Back on the template to find the center line for the spindle hole. Taking half the distance between the wings of the flyer and making a right angle line through the joint shows where the hole will go.


Squared up on the drill press and well supported for the through hole. The spindle is a precise 1/4 inch but has slightly over sized splines at the end to hold the flyer so it's important the hole is drilled to exactly 1/4 inch, clean and true.

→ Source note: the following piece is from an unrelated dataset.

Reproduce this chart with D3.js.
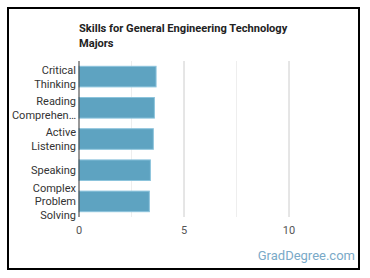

The completed assembly ready to go back on the spinning wheel

And now a little dissertation on the repair versus replacement philosophy. Though it would not have been very difficult to replicate the whole piece or have it replaced by a professional, I get a great sense of gratification that comes from restoring what one craftsman has painstakingly made with the expectation of lasting for generations. Saving the original from an early demise brings continuity to the project as a whole and is also by proxy a communication from one craftsman to another. It shows appreciation and respect for both the piece and it's creator. Also, the ideology of repair delays the universal law of decay, which will destroy all things given enough time. A pleasant afternoon in the shop becomes in a small way a defiance of the universe itself. How about that!


Wednesday, July 6, 2016

Demolishing the Old Bridge

This old bridge's time was up.
Not only were some of the boards missing, the end opposite the house had slid down the bank about two feet. It was impossible to take a wheel barrow across the bridge and stepping onto the bridge when it was wet and slippery was just plain dangerous.
After stripping off the planking the supports came up easily with a tug from the tractor.
The replacement bridge will be a simple flat structure spanning across the stream. The south side will be about two feet higher in elevation. We debated steps/no steps/arched etc. but I need to be able to take a hand cart across the bridge. So a simple structure it will be; which will also be simpler and easier for Alan to build. We'll have a hand rail on one side so I can pretty it up with some flower boxes.